The story follows engineer Vandevaar Morgan and his quest to build a space-elevator (see also Charles Sheffield’s ‘Web Between the Worlds’ and Robinson’s ‘Red Mars’. Robinson named the termini of the elevator ‘Clarke’ and ‘Sheffield’ as a tribute to the authors of the earlier books) anchored on Earth on the equatorial island of Taprobane (based on Clarke’s home of Sri Lanka).
It’s interesting to note that in 1979 Clarke’s boundless optimism leads him to believe that major religions will fall into decline. By the end of the book the Vatican is mentioned, in passing, as being virtually bankrupt.
Indeed, the concept of God is dealt a final lethal blow by information from a passing alien AI (representative of the obligatory ELDER RACE) which reduces religion to an aberrant condition common only to mammalian intelligent species and generally abandoned by those races at a particular level of social and scientific development.

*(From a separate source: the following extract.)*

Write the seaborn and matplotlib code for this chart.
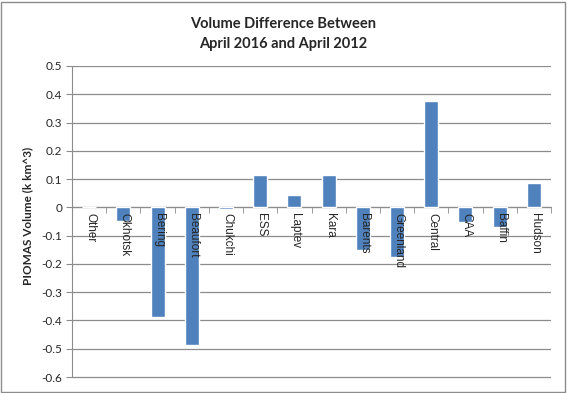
import matplotlib
matplotlib.use("Agg")
import matplotlib.pyplot as plt
import seaborn as sns
import pandas as pd
from matplotlib.patches import Rectangle
from matplotlib.transforms import offset_copy

categories = ["Other", "Okhotsk", "Bering", "Beaufort", "Chukchi", "ESS", "Laptev",
              "Kara", "Barents", "Greenland", "Central", "CAA", "Baffin", "Hudson"]
values = [0.0, -0.05, -0.388, -0.487, -0.005, 0.116, 0.045,
          0.116, -0.152, -0.177, 0.377, -0.053, -0.07, 0.087]
yticks = [0.5, 0.4, 0.3, 0.2, 0.1, 0, -0.1, -0.2, -0.3, -0.4, -0.5, -0.6]
title = "Volume Difference Between\nApril 2016 and April 2012"
ylabel = "PIOMAS Volume (k km^3)"

sns.set_style("white")
plt.rcParams['font.family'] = ['Lato', 'DejaVu Sans']

df = pd.DataFrame({"region": categories, "value": values})

fig = plt.figure(figsize=(5.67, 3.93), dpi=100)
px_per_unit = (377 - 66) / 1.1
y_lo, y_hi = -0.61, 0.5015
top_px = 66 - (y_hi - 0.5) * px_per_unit
bot_px = 377 + (-0.6 - y_lo) * px_per_unit
ax = fig.add_axes([72/567, 1-bot_px/393, (551-72)/567, (bot_px-top_px)/393])

sns.barplot(data=df, x="region", y="value", color="#4F81BD", saturation=1,
            width=0.41, ax=ax, zorder=3)

ax.set_ylim(y_lo, y_hi)
ax.set_xlim(-0.5, len(categories) - 0.5)
ax.set_yticks(yticks)
ax.set_yticklabels([("%g" % t) for t in yticks], fontsize=8.5)
ax.yaxis.grid(True, color="#8c8c8c", linewidth=0.9, zorder=0)
ax.set_axisbelow(True)

for s in ["top", "right"]:
    ax.spines[s].set_visible(False)
ax.spines["left"].set_color("#8c8c8c")
ax.spines["left"].set_bounds(-0.6, 0.5)
ax.spines["bottom"].set_color("#8c8c8c")
ax.spines["bottom"].set_position(("data", 0))
ax.tick_params(axis="y", direction="out", length=4, color="#8c8c8c", left=True, pad=3)

ax.set_xticks(range(len(categories)))
ax.set_xticklabels([])
ax.tick_params(axis="x", which="major", length=0)
ax.set_xticks([i - 0.5 for i in range(len(categories) + 1)], minor=True)
ax.tick_params(axis="x", which="minor", length=4, direction="out", color="#8c8c8c", bottom=True)

lab_tr = offset_copy(ax.transData, fig=fig, x=1, y=-6, units="dots")
for i, c in enumerate(categories):
    ax.text(i, 0, c, rotation=270, ha="center", va="top", fontsize=8.5,
            family=["Liberation Sans", "DejaVu Sans"], transform=lab_tr, zorder=6)

ax.set_xlabel("")
ax.set_ylabel(ylabel, fontsize=8.5, fontweight="bold")
ax.yaxis.set_label_coords(-39/479, 0.52)

fig.text(0.5, 0.913, title, ha="center", va="center", fontsize=10.5,
         fontweight="bold", linespacing=1.55)

fig.patches.append(Rectangle((0.002, 0.003), 0.994, 0.993, transform=fig.transFigure,
                             fill=False, edgecolor="#8c8c8c", linewidth=1))

fig.savefig("out.png", dpi=100)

Clarke also presents no argument against the destruction of a millennia-old Buddhist monastery to make way for his space-elevator, which (a minor complaint) slightly detracts from his sound points about Mankind’s immaturity with regard to organised religion, and seems at odds with the respect for history and tradition, which is shown to great effect elsewhere in the novel.
Sadly, with the events of September 11, 2001 and the rise of religious fundamentalism around the world, his optimistic prediction of a world freed from the chains of religious belief now seem rather naïve, as much as we would like to share in his hope for a rational future.
The narrative, initially, is sandwiched with the tale of King Kalidasa, who, two thousand years previously, created his own challenge to Heaven with the fabulous Palace of Yakkigala.
The brilliance of the book lies in the way Clarke takes a solid scientifically-provable principle and creates the reality of its potential for us. It is very likely that at some point in the future such a structure will be built.
It’s an exciting and exhilarating thought, made all the more engrossing by Clarke’s mastery of storytelling, the vividness of the setting, the attention to detail and the undoubted (for its time anyway) scientific accuracy.